# The request
Note each line where "with" appears, and copy it.

# Data

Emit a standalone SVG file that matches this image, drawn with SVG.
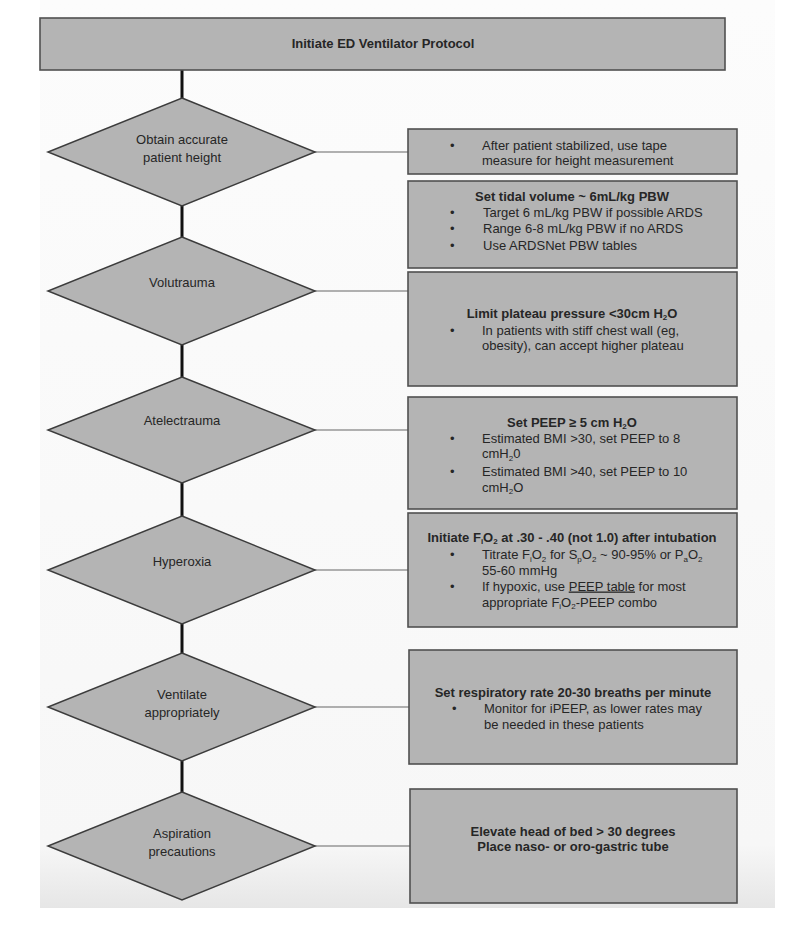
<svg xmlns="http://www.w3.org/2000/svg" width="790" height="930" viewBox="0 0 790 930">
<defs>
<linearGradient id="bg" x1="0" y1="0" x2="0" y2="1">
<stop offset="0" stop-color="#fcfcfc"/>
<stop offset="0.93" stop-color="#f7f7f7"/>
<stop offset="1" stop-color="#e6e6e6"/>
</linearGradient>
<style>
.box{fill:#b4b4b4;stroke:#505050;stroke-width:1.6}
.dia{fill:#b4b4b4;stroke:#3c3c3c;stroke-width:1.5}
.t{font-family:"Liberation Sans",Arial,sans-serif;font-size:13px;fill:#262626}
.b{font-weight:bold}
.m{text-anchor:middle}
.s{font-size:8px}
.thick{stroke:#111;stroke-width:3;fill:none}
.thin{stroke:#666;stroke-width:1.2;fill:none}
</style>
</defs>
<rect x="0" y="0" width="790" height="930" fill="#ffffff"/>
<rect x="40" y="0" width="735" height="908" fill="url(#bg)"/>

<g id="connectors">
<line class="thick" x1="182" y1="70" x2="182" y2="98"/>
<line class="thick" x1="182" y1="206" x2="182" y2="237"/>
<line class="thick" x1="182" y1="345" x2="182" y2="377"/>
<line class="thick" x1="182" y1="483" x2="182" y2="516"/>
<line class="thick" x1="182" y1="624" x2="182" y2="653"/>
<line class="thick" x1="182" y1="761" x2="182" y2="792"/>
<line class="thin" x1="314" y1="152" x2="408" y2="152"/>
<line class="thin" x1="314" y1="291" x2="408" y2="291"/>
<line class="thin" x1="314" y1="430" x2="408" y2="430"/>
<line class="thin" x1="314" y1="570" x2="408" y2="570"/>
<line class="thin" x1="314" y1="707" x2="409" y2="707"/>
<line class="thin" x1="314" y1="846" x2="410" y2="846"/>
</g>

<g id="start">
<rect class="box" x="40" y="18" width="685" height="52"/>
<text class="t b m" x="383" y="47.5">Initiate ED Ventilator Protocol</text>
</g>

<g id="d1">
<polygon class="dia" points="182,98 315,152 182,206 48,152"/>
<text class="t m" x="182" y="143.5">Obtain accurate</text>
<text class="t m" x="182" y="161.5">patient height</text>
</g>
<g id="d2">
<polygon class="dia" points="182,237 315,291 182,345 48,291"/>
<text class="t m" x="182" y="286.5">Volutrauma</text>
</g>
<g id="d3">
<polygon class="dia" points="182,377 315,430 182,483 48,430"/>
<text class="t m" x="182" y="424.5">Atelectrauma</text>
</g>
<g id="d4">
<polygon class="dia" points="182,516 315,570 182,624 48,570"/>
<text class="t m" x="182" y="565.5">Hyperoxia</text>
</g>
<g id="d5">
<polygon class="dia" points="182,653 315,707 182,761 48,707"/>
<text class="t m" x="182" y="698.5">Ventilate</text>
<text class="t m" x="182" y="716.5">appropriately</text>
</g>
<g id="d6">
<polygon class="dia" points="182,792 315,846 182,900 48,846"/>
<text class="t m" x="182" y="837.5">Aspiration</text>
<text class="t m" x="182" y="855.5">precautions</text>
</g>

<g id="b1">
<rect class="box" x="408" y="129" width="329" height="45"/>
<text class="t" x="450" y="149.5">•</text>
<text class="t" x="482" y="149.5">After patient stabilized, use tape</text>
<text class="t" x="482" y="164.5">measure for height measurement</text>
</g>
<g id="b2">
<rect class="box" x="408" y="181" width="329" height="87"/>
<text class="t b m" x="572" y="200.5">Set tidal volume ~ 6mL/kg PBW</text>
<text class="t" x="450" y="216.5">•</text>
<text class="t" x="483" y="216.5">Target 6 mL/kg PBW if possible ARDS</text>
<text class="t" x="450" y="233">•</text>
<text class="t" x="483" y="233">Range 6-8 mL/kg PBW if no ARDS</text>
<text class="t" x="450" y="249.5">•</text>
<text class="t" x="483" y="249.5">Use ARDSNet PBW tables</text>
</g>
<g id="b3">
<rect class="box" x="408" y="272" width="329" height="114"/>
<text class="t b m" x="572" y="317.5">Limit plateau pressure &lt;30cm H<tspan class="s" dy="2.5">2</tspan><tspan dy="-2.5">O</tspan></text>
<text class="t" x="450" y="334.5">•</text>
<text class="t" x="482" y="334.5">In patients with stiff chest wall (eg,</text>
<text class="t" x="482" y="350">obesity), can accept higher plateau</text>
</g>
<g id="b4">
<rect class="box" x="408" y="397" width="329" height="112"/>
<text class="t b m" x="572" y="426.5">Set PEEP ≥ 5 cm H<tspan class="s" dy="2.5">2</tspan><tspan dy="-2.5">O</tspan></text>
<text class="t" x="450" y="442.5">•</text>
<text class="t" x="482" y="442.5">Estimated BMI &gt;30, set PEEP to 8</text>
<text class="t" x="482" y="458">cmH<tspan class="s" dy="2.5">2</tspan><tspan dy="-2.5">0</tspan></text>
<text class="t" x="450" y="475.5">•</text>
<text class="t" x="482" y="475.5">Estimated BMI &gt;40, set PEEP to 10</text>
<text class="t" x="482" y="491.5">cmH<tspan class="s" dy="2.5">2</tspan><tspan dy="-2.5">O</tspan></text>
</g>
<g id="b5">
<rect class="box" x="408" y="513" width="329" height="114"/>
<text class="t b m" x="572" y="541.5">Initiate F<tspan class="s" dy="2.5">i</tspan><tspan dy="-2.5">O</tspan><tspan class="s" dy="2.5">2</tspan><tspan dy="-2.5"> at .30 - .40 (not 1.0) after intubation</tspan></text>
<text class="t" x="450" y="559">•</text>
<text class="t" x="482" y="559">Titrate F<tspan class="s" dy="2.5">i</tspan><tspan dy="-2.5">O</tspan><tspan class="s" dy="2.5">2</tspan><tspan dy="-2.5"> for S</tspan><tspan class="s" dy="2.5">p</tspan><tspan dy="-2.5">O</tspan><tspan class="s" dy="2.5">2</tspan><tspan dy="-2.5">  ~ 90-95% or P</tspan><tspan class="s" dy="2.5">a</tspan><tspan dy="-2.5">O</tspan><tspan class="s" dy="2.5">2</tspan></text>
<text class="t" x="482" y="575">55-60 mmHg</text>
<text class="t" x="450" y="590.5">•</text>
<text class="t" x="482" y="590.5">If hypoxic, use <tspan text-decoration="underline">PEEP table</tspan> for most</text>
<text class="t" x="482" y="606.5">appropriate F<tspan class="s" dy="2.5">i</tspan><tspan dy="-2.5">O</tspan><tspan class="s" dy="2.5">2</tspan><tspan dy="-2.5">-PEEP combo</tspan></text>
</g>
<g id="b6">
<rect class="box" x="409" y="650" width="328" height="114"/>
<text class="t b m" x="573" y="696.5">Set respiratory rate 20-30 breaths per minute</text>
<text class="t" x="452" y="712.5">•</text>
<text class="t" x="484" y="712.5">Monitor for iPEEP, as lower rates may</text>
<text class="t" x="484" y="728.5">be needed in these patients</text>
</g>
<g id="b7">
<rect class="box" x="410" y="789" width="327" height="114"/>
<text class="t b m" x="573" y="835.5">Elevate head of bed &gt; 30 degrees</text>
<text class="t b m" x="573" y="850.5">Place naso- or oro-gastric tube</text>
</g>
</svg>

# Right answer
Emit a standalone SVG file that matches this image, drawn with SVG.
<text class="t" x="482" y="334.5">In patients with stiff chest wall (eg,</text>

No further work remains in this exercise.